> _Your objective_
Answer with the number of lines in the listing below that contain the word "this", and nothing else.

> _Data listing_
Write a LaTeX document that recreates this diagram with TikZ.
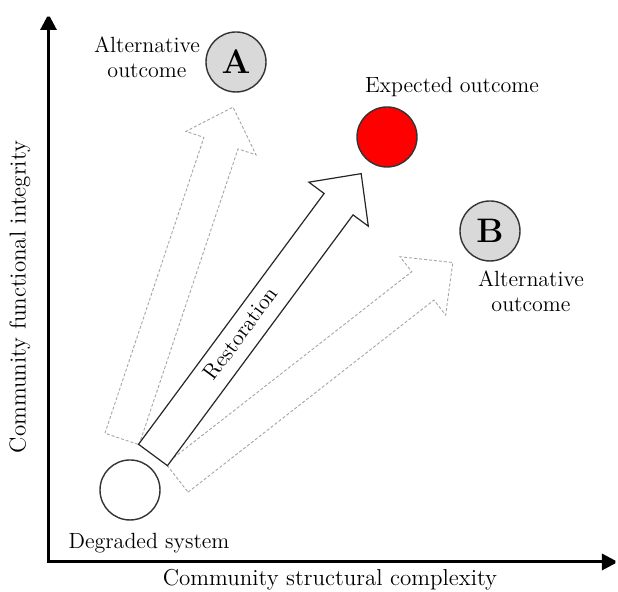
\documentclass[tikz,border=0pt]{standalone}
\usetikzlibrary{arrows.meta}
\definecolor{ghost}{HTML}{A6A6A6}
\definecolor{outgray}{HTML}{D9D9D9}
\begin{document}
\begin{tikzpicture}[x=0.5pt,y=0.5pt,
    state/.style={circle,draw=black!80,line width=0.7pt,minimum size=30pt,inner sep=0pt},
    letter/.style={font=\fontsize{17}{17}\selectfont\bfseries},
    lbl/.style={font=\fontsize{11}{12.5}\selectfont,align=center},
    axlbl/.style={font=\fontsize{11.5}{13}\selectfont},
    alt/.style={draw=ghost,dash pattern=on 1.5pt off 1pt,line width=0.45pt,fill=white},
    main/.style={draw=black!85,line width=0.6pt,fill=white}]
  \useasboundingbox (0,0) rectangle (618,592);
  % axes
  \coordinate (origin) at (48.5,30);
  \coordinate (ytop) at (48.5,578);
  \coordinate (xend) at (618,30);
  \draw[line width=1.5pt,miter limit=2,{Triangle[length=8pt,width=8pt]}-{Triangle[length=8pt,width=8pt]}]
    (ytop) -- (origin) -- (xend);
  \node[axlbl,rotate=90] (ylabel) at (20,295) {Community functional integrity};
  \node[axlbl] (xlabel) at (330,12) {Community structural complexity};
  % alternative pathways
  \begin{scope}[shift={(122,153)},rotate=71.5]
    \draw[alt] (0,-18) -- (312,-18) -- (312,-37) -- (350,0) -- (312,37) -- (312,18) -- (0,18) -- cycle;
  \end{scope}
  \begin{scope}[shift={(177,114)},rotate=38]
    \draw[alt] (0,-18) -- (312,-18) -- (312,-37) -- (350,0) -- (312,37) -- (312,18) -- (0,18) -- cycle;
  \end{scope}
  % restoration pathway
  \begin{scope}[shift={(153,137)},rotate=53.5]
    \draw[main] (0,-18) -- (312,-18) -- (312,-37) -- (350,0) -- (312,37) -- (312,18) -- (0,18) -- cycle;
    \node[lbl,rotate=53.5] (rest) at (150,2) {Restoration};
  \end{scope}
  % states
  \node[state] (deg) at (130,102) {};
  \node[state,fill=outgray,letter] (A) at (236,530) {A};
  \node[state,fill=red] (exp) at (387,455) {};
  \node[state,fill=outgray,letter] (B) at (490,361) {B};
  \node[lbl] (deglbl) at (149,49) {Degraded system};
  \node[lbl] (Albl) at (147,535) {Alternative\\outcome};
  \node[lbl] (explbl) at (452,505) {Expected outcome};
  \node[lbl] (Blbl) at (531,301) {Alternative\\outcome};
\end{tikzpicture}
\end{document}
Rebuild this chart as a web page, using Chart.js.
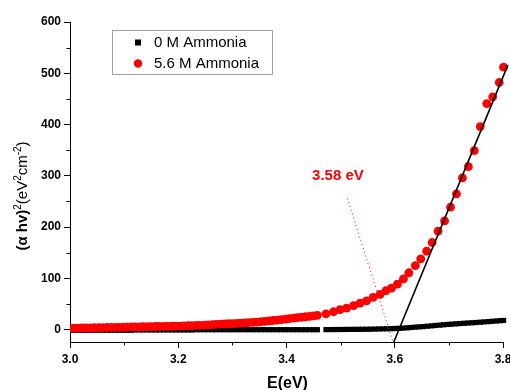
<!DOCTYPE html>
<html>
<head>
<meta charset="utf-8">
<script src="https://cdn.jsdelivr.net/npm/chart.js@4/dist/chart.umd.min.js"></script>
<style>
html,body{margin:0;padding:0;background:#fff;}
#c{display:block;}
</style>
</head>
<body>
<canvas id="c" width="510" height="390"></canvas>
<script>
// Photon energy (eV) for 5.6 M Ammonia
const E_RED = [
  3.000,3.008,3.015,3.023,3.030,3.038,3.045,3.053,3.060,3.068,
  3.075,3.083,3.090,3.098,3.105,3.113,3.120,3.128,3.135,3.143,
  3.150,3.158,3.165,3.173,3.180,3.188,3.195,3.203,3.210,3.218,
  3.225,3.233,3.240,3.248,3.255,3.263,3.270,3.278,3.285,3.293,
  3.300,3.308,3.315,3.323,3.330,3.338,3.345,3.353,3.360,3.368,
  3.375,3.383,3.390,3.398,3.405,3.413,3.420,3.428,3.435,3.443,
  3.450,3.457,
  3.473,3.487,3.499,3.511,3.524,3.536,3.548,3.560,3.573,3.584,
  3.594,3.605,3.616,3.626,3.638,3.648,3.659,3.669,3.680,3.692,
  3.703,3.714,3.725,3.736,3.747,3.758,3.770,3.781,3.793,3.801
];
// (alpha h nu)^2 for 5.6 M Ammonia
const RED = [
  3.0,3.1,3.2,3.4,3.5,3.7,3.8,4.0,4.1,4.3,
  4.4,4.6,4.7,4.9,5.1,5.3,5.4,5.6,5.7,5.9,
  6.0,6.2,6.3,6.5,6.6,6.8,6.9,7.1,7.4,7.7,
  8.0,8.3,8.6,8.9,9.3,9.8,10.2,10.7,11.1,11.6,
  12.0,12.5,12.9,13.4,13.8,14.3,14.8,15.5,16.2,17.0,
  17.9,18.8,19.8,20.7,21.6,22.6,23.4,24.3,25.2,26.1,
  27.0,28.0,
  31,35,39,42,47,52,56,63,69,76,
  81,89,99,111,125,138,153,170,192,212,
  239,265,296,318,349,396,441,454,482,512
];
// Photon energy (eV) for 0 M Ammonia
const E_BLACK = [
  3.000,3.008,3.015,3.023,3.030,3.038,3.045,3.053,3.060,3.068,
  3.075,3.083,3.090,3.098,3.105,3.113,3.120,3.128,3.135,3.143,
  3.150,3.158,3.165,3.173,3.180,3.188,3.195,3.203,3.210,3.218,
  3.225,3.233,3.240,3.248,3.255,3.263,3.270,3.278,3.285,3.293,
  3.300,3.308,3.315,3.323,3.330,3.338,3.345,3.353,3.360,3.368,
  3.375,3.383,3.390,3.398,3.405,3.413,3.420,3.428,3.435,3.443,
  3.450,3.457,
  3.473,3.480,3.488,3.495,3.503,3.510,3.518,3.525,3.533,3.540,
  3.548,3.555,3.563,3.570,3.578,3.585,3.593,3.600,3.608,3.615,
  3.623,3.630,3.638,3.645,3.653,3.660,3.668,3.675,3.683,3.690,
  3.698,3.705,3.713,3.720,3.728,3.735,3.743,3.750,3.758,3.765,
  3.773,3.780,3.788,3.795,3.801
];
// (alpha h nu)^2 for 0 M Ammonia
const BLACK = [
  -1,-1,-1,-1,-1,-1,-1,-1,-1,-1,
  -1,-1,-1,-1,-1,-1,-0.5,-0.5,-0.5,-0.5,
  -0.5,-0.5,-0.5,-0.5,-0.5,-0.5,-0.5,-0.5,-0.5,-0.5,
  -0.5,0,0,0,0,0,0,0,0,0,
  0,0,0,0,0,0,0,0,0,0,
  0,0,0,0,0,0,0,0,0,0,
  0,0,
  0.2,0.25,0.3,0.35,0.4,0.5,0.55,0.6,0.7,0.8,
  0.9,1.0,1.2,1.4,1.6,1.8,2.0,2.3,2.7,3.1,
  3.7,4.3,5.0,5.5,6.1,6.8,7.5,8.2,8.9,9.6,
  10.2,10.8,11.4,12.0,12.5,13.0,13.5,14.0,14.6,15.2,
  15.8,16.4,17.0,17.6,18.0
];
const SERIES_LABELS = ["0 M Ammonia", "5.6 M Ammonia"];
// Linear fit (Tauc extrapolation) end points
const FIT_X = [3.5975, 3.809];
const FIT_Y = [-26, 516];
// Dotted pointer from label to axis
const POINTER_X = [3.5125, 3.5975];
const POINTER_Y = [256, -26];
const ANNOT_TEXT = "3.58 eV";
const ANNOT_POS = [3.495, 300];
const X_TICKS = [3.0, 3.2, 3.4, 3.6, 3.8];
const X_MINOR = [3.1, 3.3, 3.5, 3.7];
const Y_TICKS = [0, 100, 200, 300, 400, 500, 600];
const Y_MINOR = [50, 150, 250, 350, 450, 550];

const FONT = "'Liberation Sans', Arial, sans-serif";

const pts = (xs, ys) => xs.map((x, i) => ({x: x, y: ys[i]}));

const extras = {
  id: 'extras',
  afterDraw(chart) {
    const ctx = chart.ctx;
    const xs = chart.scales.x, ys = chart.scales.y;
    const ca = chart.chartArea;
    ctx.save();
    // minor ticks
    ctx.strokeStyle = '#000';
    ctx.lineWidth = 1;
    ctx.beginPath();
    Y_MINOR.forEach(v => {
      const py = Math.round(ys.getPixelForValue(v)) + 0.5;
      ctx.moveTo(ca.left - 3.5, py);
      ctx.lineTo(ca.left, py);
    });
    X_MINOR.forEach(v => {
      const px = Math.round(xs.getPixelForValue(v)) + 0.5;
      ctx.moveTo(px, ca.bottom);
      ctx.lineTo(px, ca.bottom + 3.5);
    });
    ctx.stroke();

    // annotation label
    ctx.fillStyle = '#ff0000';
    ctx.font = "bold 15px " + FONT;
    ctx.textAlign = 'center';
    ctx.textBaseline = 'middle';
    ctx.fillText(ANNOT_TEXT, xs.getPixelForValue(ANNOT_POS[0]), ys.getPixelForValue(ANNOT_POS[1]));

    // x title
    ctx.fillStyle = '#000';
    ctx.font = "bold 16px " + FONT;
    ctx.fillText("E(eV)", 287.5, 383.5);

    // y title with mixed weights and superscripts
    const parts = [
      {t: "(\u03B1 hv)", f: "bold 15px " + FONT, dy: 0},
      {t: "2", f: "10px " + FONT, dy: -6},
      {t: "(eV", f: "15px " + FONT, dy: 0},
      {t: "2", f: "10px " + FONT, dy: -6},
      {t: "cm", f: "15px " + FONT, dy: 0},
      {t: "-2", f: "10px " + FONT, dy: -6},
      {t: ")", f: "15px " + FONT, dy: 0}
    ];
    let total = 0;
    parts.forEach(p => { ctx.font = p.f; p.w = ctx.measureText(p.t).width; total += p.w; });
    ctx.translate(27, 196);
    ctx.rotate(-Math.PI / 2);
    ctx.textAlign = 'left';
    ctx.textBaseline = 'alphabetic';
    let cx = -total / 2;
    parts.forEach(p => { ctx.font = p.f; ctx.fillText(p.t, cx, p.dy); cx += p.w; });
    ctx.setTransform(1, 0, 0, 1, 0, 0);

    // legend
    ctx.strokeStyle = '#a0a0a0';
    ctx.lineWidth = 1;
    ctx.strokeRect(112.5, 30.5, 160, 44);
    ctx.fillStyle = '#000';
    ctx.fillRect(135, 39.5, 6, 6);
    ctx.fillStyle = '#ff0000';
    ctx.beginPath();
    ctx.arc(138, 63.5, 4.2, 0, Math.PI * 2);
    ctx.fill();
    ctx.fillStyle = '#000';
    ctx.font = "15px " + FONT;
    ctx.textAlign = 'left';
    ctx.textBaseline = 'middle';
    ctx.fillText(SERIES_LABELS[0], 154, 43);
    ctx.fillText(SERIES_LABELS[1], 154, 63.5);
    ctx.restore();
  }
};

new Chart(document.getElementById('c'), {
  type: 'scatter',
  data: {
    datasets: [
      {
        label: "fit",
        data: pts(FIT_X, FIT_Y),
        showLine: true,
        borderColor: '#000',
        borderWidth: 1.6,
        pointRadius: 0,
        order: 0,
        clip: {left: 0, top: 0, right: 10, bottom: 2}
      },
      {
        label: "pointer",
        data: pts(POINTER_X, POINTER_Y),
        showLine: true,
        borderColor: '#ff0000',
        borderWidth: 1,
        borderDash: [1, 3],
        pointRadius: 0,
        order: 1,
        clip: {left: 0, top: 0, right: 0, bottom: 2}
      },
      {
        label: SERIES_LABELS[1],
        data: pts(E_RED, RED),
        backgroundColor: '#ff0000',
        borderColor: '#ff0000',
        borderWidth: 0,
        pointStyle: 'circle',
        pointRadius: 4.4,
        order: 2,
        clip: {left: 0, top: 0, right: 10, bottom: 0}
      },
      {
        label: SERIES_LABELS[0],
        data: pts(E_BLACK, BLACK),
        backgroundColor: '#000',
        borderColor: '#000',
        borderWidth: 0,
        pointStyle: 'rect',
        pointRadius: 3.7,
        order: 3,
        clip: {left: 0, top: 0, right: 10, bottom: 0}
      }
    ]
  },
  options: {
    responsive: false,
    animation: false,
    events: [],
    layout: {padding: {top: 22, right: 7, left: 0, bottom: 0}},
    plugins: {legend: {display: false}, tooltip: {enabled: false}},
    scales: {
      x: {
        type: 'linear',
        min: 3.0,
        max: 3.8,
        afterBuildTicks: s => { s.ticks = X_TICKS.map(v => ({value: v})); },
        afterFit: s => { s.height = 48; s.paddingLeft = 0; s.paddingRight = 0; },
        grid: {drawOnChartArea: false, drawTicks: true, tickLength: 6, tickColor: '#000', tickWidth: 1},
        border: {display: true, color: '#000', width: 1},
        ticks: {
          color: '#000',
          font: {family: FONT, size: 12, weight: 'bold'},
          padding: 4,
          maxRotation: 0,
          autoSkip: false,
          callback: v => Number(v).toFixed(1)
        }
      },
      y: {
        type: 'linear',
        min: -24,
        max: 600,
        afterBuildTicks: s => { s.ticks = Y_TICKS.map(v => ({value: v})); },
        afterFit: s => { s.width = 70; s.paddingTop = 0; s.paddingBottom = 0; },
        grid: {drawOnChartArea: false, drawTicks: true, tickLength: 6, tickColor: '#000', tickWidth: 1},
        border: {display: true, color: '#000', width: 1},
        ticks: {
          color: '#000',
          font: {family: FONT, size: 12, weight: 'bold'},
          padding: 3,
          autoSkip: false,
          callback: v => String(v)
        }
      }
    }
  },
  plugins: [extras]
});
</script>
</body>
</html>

> _Response to the task_
2